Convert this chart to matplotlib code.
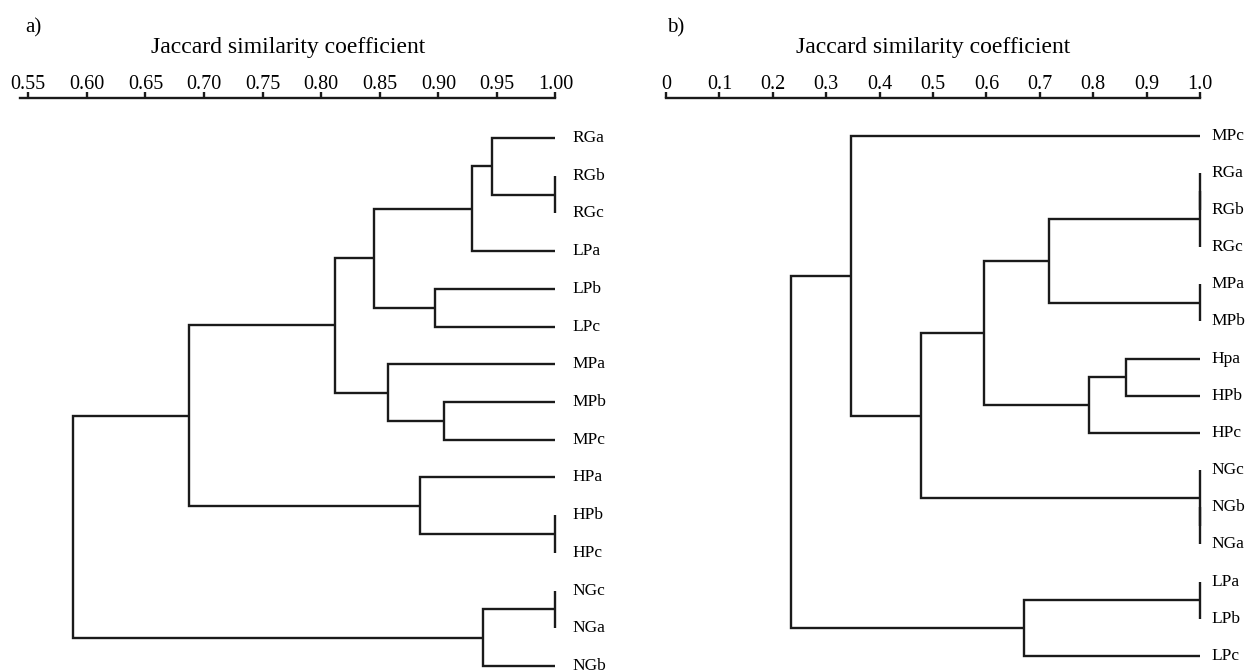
import matplotlib
matplotlib.use("Agg")
import matplotlib.pyplot as plt
from matplotlib.transforms import offset_copy

# panel a: leaf order top to bottom and merges (left id, right id, similarity)
a_leaves = ["RGa", "RGb", "RGc", "LPa", "LPb", "LPc", "MPa", "MPb", "MPc",
            "HPa", "HPb", "HPc", "NGc", "NGa", "NGb"]
a_links = [(1, 2, 1.00), (0, 15, 0.946), (16, 3, 0.929), (4, 5, 0.897),
           (17, 18, 0.845), (7, 8, 0.905), (6, 20, 0.857), (19, 21, 0.812),
           (10, 11, 1.00), (9, 23, 0.884), (22, 24, 0.687), (12, 13, 1.00),
           (26, 14, 0.938), (25, 27, 0.588)]
a_ticks = [0.55, 0.60, 0.65, 0.70, 0.75, 0.80, 0.85, 0.90, 0.95, 1.00]
a_ticklabels = ["0.55", "0.60", "0.65", "0.70", "0.75", "0.80", "0.85", "0.90", "0.95", "1.00"]

# panel b
b_leaves = ["MPc", "RGa", "RGb", "RGc", "MPa", "MPb", "Hpa", "HPb", "HPc",
            "NGc", "NGb", "NGa", "LPa", "LPb", "LPc"]
b_links = [(1, 2, 1.00), (15, 3, 1.00), (4, 5, 1.00), (16, 17, 0.717),
           (6, 7, 0.861), (19, 8, 0.792), (18, 20, 0.596), (10, 11, 1.00),
           (9, 22, 1.00), (21, 23, 0.477), (0, 24, 0.347), (12, 13, 1.00),
           (26, 14, 0.671), (25, 27, 0.235)]
b_ticks = [0, 0.1, 0.2, 0.3, 0.4, 0.5, 0.6, 0.7, 0.8, 0.9, 1.0]
b_ticklabels = ["0", "0.1", "0.2", "0.3", "0.4", "0.5", "0.6", "0.7", "0.8", "0.9", "1.0"]

plt.rcParams['font.family'] = ['Liberation Serif', 'DejaVu Serif']
LINE = "#1a1a1a"
LW = 1.7

W, H = 1258, 672
TOP = 98
fig = plt.figure(figsize=(W / 100, H / 100), dpi=100)


def draw_tree(ax, leaves, links):
    pos = {i: (1.0, float(i)) for i in range(len(leaves))}
    nid = len(leaves)
    for l, r, h in links:
        x1, y1 = pos[l]
        x2, y2 = pos[r]
        ax.plot([x1, h, h, x2], [y1, y1, y2, y2], color=LINE, lw=LW,
                solid_joinstyle="miter", solid_capstyle="butt", clip_on=False)
        pos[nid] = (h, (y1 + y2) / 2)
        nid += 1


def panel(x0, x1, xmin, ylim, leaves, links, ticks, ticklabels, tag, tag_x, label_dx):
    ax = fig.add_axes([x0 / W, 0, (x1 - x0) / W, 1 - TOP / H])
    draw_tree(ax, leaves, links)
    ax.set_xlim(xmin, 1.0)
    ax.set_ylim(*ylim)
    for s in ["right", "bottom", "left"]:
        ax.spines[s].set_visible(False)
    ax.spines["top"].set_linewidth(LW)
    ax.spines["top"].set_color(LINE)
    ax.xaxis.tick_top()
    ax.xaxis.set_label_position("top")
    ax.set_xticks(ticks)
    ax.set_xticklabels(ticklabels, fontsize=14.5)
    ax.tick_params(axis="x", direction="out", length=4.3, width=LW, color=LINE, pad=-1.5)
    ax.set_yticks([])
    ax.set_xlabel("Jaccard similarity coefficient", fontsize=17, labelpad=16)
    tr = offset_copy(ax.transData, fig=fig, x=label_dx, y=0, units="dots")
    for i, name in enumerate(leaves):
        ax.text(1.0, i, name, transform=tr, ha="left", va="center",
                fontsize=12.5, clip_on=False)
    fig.text(tag_x / W, 1 - 28 / H, tag, fontsize=15, ha="left", va="center")
    return ax


panel(20, 555.5, 0.543, (14.16, -1.06), a_leaves, a_links, a_ticks, a_ticklabels, "a)", 25, 17)
panel(666, 1200, 0.0, (14.43, -1.01), b_leaves, b_links, b_ticks, b_ticklabels, "b)", 667, 11)

fig.savefig("out.png", dpi=100)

══════════════════════════════

Write out the listing word for word, omitting the pictures it holds.

Convert this chart to matplotlib code.
import matplotlib
matplotlib.use("Agg")
import matplotlib.pyplot as plt
from matplotlib.transforms import offset_copy

# panel a: leaf order top to bottom and merges (left id, right id, similarity)
a_leaves = ["RGa", "RGb", "RGc", "LPa", "LPb", "LPc", "MPa", "MPb", "MPc",
            "HPa", "HPb", "HPc", "NGc", "NGa", "NGb"]
a_links = [(1, 2, 1.00), (0, 15, 0.946), (16, 3, 0.929), (4, 5, 0.897),
           (17, 18, 0.845), (7, 8, 0.905), (6, 20, 0.857), (19, 21, 0.812),
           (10, 11, 1.00), (9, 23, 0.884), (22, 24, 0.687), (12, 13, 1.00),
           (26, 14, 0.938), (25, 27, 0.588)]
a_ticks = [0.55, 0.60, 0.65, 0.70, 0.75, 0.80, 0.85, 0.90, 0.95, 1.00]
a_ticklabels = ["0.55", "0.60", "0.65", "0.70", "0.75", "0.80", "0.85", "0.90", "0.95", "1.00"]

# panel b
b_leaves = ["MPc", "RGa", "RGb", "RGc", "MPa", "MPb", "Hpa", "HPb", "HPc",
            "NGc", "NGb", "NGa", "LPa", "LPb", "LPc"]
b_links = [(1, 2, 1.00), (15, 3, 1.00), (4, 5, 1.00), (16, 17, 0.717),
           (6, 7, 0.861), (19, 8, 0.792), (18, 20, 0.596), (10, 11, 1.00),
           (9, 22, 1.00), (21, 23, 0.477), (0, 24, 0.347), (12, 13, 1.00),
           (26, 14, 0.671), (25, 27, 0.235)]
b_ticks = [0, 0.1, 0.2, 0.3, 0.4, 0.5, 0.6, 0.7, 0.8, 0.9, 1.0]
b_ticklabels = ["0", "0.1", "0.2", "0.3", "0.4", "0.5", "0.6", "0.7", "0.8", "0.9", "1.0"]

plt.rcParams['font.family'] = ['Liberation Serif', 'DejaVu Serif']
LINE = "#1a1a1a"
LW = 1.7

W, H = 1258, 672
TOP = 98
fig = plt.figure(figsize=(W / 100, H / 100), dpi=100)


def draw_tree(ax, leaves, links):
    pos = {i: (1.0, float(i)) for i in range(len(leaves))}
    nid = len(leaves)
    for l, r, h in links:
        x1, y1 = pos[l]
        x2, y2 = pos[r]
        ax.plot([x1, h, h, x2], [y1, y1, y2, y2], color=LINE, lw=LW,
                solid_joinstyle="miter", solid_capstyle="butt", clip_on=False)
        pos[nid] = (h, (y1 + y2) / 2)
        nid += 1


def panel(x0, x1, xmin, ylim, leaves, links, ticks, ticklabels, tag, tag_x, label_dx):
    ax = fig.add_axes([x0 / W, 0, (x1 - x0) / W, 1 - TOP / H])
    draw_tree(ax, leaves, links)
    ax.set_xlim(xmin, 1.0)
    ax.set_ylim(*ylim)
    for s in ["right", "bottom", "left"]:
        ax.spines[s].set_visible(False)
    ax.spines["top"].set_linewidth(LW)
    ax.spines["top"].set_color(LINE)
    ax.xaxis.tick_top()
    ax.xaxis.set_label_position("top")
    ax.set_xticks(ticks)
    ax.set_xticklabels(ticklabels, fontsize=14.5)
    ax.tick_params(axis="x", direction="out", length=4.3, width=LW, color=LINE, pad=-1.5)
    ax.set_yticks([])
    ax.set_xlabel("Jaccard similarity coefficient", fontsize=17, labelpad=16)
    tr = offset_copy(ax.transData, fig=fig, x=label_dx, y=0, units="dots")
    for i, name in enumerate(leaves):
        ax.text(1.0, i, name, transform=tr, ha="left", va="center",
                fontsize=12.5, clip_on=False)
    fig.text(tag_x / W, 1 - 28 / H, tag, fontsize=15, ha="left", va="center")
    return ax


panel(20, 555.5, 0.543, (14.16, -1.06), a_leaves, a_links, a_ticks, a_ticklabels, "a)", 25, 17)
panel(666, 1200, 0.0, (14.43, -1.01), b_leaves, b_links, b_ticks, b_ticklabels, "b)", 667, 11)

fig.savefig("out.png", dpi=100)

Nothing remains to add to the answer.